A House vote on the measure was expected as early as Friday, with lawmakers eager to embark on a weeklong vacation.

Under the legislation, the Federal Aviation Administration would gain authority to transfer up to $253 million from accounts that are flush into other programs, to "prevent reduced operations and staffing" through the Sept. 30 end of the fiscal year.

In addition to restoring full staffing by controllers, Senate officials said the available funds should be ample enough to prevent the closure of small airport towers around the country.
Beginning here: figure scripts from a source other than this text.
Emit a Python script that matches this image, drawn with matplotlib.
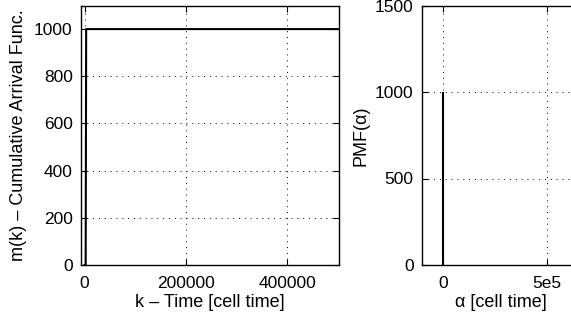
import numpy as np
import matplotlib
matplotlib.use('Agg')
import matplotlib.pyplot as plt

plt.rcParams['font.family'] = ['Liberation Sans', 'DejaVu Sans']
plt.rcParams['font.size'] = 13

# cumulative arrivals m(k)
k_time = [0, 2000, 3000, 500000]
m_arrivals = [0, 0, 1000, 1000]

# PMF of the inter-arrival alpha
alpha_vals = [0]
pmf_vals = [1000]

left_xticks = [0, 200000, 400000]
left_yticks = [0, 200, 400, 600, 800, 1000]
right_xticks = [0, 5e5]
right_xticklabels = ['0', '5e5']
right_yticks = [0, 500, 1000, 1500]

W, H = 571, 321
fig = plt.figure(figsize=(W / 100, H / 100), dpi=100)


def style(ax):
    ax.tick_params(direction='in', top=True, right=True, length=4, width=0.8,
                   labelsize=12.5)
    ax.tick_params(axis='x', pad=8)
    ax.tick_params(axis='y', pad=6)
    for s in ax.spines.values():
        s.set_linewidth(1.0)
    ax.grid(True, color='black', linestyle=(0, (1, 5)), linewidth=0.7)


ax1 = fig.add_axes([81 / W, 1 - 265 / H, (339 - 81) / W, (265 - 5.5) / H])
ax1.plot(k_time, m_arrivals, color='black', linewidth=1.5)
ax1.set_xlim(-7200, 502000)
ax1.set_ylim(0, 1100)
ax1.set_xticks(left_xticks)
ax1.set_yticks(left_yticks)
ax1.set_xlabel('k – Time [cell time]', labelpad=2)
ax1.set_ylabel('m(k) – Cumulative Arrival Func.', labelpad=5)
style(ax1)

ax2 = fig.add_axes([422 / W, 1 - 265 / H, (580 - 422) / W, (265 - 5.5) / H])
ax2.vlines(alpha_vals, 0, pmf_vals, color='black', linewidth=1.5)
ax2.set_xlim(-1.03e5, 6.6e5)
ax2.set_ylim(0, 1500)
ax2.set_xticks(right_xticks)
ax2.set_xticklabels(right_xticklabels)
ax2.set_yticks(right_yticks)
ax2.set_xlabel('α [cell time]', labelpad=2)
ax2.set_ylabel('PMF(α)', labelpad=4)
style(ax2)

fig.savefig('out.png', dpi=100)
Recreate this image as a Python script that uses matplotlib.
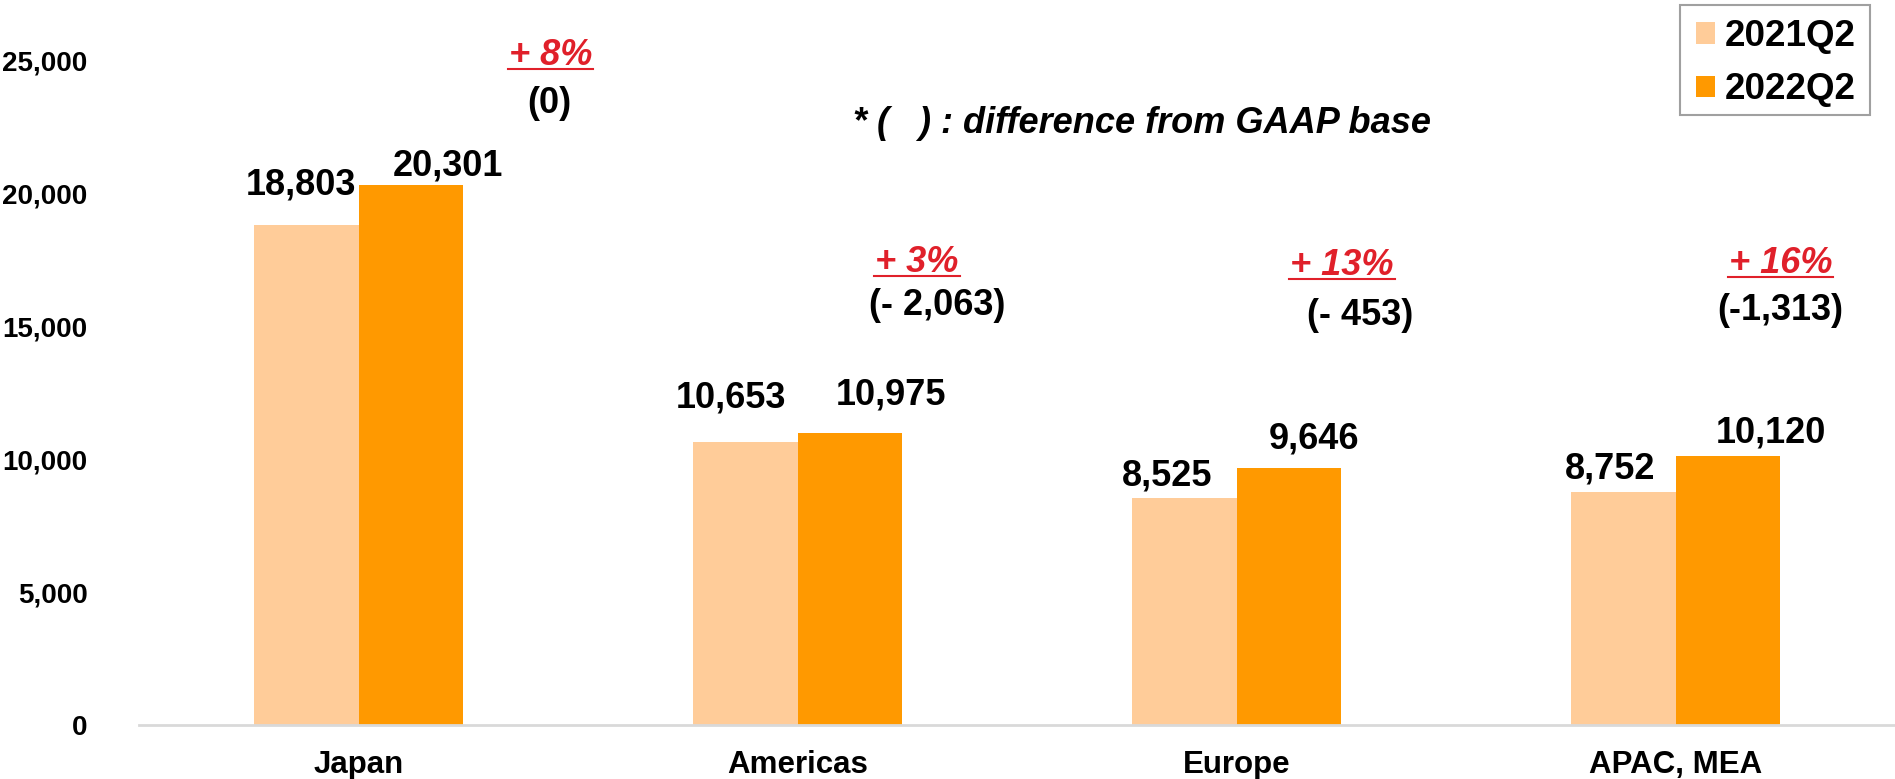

The FAA has said it will shut the facilities as it makes its share of $85 billion in across-the-board spending cuts that took effect last month at numerous government agencies.

The Senate acted as the FAA said there had been at least 863 flights delayed on Wednesday "attributable to staffing reductions resulting from the furlough."

There was no immediate reaction at the White House, although administration officials participated in the negotiations that led to the deal and evidently registered no objections.

Sen. Susan Collins (R) of Maine, a key participant in the talks, said the legislation would "prevent what otherwise would have been intolerable delays in the air travel system, inconveniencing travelers and hurting the economy."

Senate approval followed several hours of pressure-filled, closed-door negotiations, and came after most senators had departed the Capitol on the assumption that the talks had fallen short.